This is an excerpt from the chapter titled "An Unqualified Savior":
I believe many Trump followers are making the same mistake Obama followers made and that President-elect Biden followers might be making. In MGA Vol I, I wrote at length about our need to elevate our president to almost Savior status. We elect them because of a particular characteristic on the resume, whether it’s race, gender, military service, business, academic or other credentials, and then we expect them to solve the national debt, lower our taxes, halt pandemics, stop wars, etc. It’s a recipe for failure. Though we should have high expectations for the person elected to our highest office, many of our expectations exceed the ability of any single human to achieve. Our trust should always rest first in God, and then we hope that our elected leaders seek the face and wisdom of God and surround themselves with wise advisors. Here’s an excerpt from a chapter in MGA Vol 1 entitled “Give Us a King—The Search for a Champion.

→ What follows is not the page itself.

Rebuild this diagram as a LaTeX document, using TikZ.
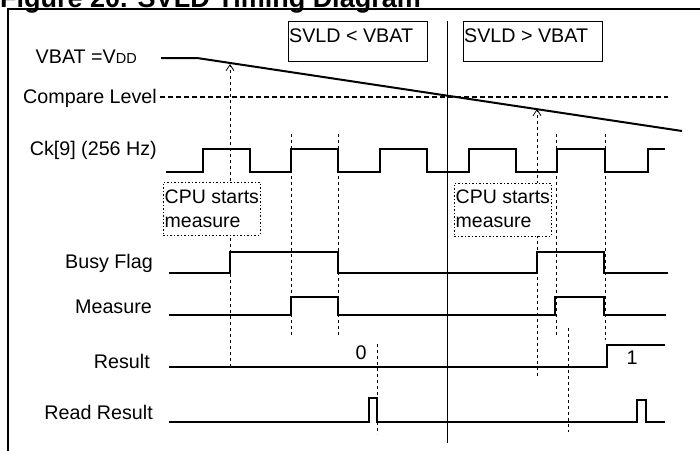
\documentclass[tikz,border=0pt]{standalone}
\usepackage{fontspec}
\setmainfont{Liberation Sans}
\usetikzlibrary{arrows.meta}
\begin{document}
\begin{tikzpicture}[x=1pt,y=-1pt,
  txt/.style={inner sep=0pt, font=\fontsize{19.7}{24}\selectfont},
  lbl/.style={txt, anchor=base east},
  wave/.style={line width=2pt, line join=miter},
  guide/.style={line width=0.9pt, dash pattern=on 3pt off 3pt},
  uparrow/.style={guide, -{Straight Barb[length=6pt,width=8pt,line width=0.8pt]}},
  cond/.style={draw, line width=0.9pt, anchor=north west, inner sep=0pt, minimum width=139pt, minimum height=40pt},
  note/.style={draw, line width=0.9pt, dash pattern=on 1.5pt off 2pt, fill=white, anchor=north west,
    inner sep=0pt, minimum width=97pt, minimum height=53pt},
  notetxt/.style={inner sep=0pt, anchor=base west, font=\fontsize{19.5}{24}\selectfont}]
\useasboundingbox (0,0) rectangle (700,450);
\clip (0,0) rectangle (700,450);

% title and frame
\node[anchor=base west, inner sep=0pt, font=\bfseries\fontsize{27}{30}\selectfont] (title) at (0,7) {Figure 20. SVLD Timing Diagram};
\draw[line width=1.3pt] (8,452) -- (8,9) -- (702,9);

% condition boxes and divider
\node[cond] (c1) at (288,21) {};
\node[txt, anchor=base west] (c1t) at (289,42) {SVLD < VBAT};
\node[cond] (c2) at (463,21) {};
\node[txt, anchor=base west] (c2t) at (464,42) {SVLD > VBAT};
\coordinate (dtop) at (447,21);
\coordinate (dbot) at (447,443);
\draw[line width=0.9pt] (dtop) -- (dbot);

% labels
\node[lbl] (lvbat) at (137,63) {VBAT =V{\fontsize{14.5}{16}\selectfont DD}};
\node[lbl] (lcmp) at (157,103) {Compare Level};
\node[lbl] (lck) at (157,155) {Ck[9] (256 Hz)};
\node[lbl] (lbusy) at (153,268) {Busy Flag};
\node[lbl] (lmeas) at (152,313) {Measure};
\node[lbl] (lres) at (150,368) {Result};
\node[lbl] (lread) at (153,419) {Read Result};
\node[txt] (v0) at (361,353) {0};
\node[txt] (v1) at (632,357.5) {1};

% guide lines
\coordinate (a1b) at (230,367); \coordinate (a1t) at (230,64);
\coordinate (a2b) at (537,376); \coordinate (a2t) at (537,109);
\draw[uparrow] (a1b) -- (a1t);
\draw[uparrow] (a2b) -- (a2t);
\draw[guide] (291,134) -- (291,337);
\draw[guide] (338,134) -- (338,337);
\draw[guide] (556,134) -- (556,337);
\draw[guide] (605,134) -- (605,340);
\draw[guide] (377,344) -- (377,434);
\draw[guide] (568,328) -- (568,432);

% notes
\node[note] (n1) at (163,182) {};
\node[notetxt] (n1a) at (164.5,203) {CPU starts};
\node[notetxt] (n1b) at (164.5,227) {measure};
\node[note] (n2) at (454,183) {};
\node[notetxt] (n2a) at (455.5,203) {CPU starts};
\node[notetxt] (n2b) at (455.5,227) {measure};

% VBAT and compare level
\draw[wave] (161,58) -- (197,58) -- (682,131);
\draw[line width=1.3pt, dash pattern=on 5pt off 3pt] (160,97) -- (668,97);

% waveforms
\draw[wave] (166,172) -- (203,172) -- (203,149) -- (250,149) -- (250,172) -- (291,172) -- (291,149) -- (338,149) -- (338,172)
  -- (380,172) -- (380,149) -- (427,149) -- (427,172) -- (469,172) -- (469,149) -- (516,149) -- (516,172)
  -- (557,172) -- (557,149) -- (605,149) -- (605,172) -- (648,172) -- (648,149) -- (665,149);
\draw[wave] (169,273) -- (230,273) -- (230,252) -- (338,252) -- (338,273) -- (537,273) -- (537,252) -- (604,252) -- (604,273) -- (668,273);
\draw[wave] (169,315) -- (291,315) -- (291,297) -- (338,297) -- (338,315) -- (555,315) -- (555,297) -- (604,297) -- (604,315) -- (666,315);
\draw[wave] (169,367) -- (607,367) -- (607,345) -- (665,345);
\draw[wave] (169,422) -- (369,422) -- (369,398) -- (377,398) -- (377,422) -- (637,422) -- (637,400) -- (646,400) -- (646,422) -- (665,422);
\end{tikzpicture}
\end{document}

…In many areas of life, we are looking for a "larger than life hero," a "god," small "g" to cheer for, rely on, save the day – this includes the arena of politics. It seems that we believe if we pick the right "champion" and put him or her in office, that it will solve all our problems.
…Most recently, in America's political history, we have searched for champions from a particular party, from a specific race, particular sex, or walk of life. The modern-day call for a political champion sounds like this: if we had a Republican President, a Democratic President, a young president, a successful businessman as president, a black president, a female president, someone outside the established political machine as president, etc.—all of our problems would be solved.
The champion premise is a faulty and idolatrous premise and is as old as the Bible. It's as old as King Saul. God established a system of Judges to rule over Israel, but the people wanted something else. They saw that other nations had a champion, a king, and demanded a king for themselves.”
…With President Trump, I saw evangelicals trying to take a man who clearly wasn’t a person of faith and downplay that aspect of his character and qualifications while simultaneously touting that he was going to be God’s instrument to Make America Great Again. I think that set a dangerous precedent. I think we should always push to nominate and elect leaders that have faith in God, who demonstrate some measure of humility before God. As I have written in two previous books and in this volume, I think that bar was lowered with President Trump based in large part to our evangelical leaders’ loyalty to the Republican party and to some unmeasurable extent to the degree that they shared the same conscious and unconscious biases that President Trump does.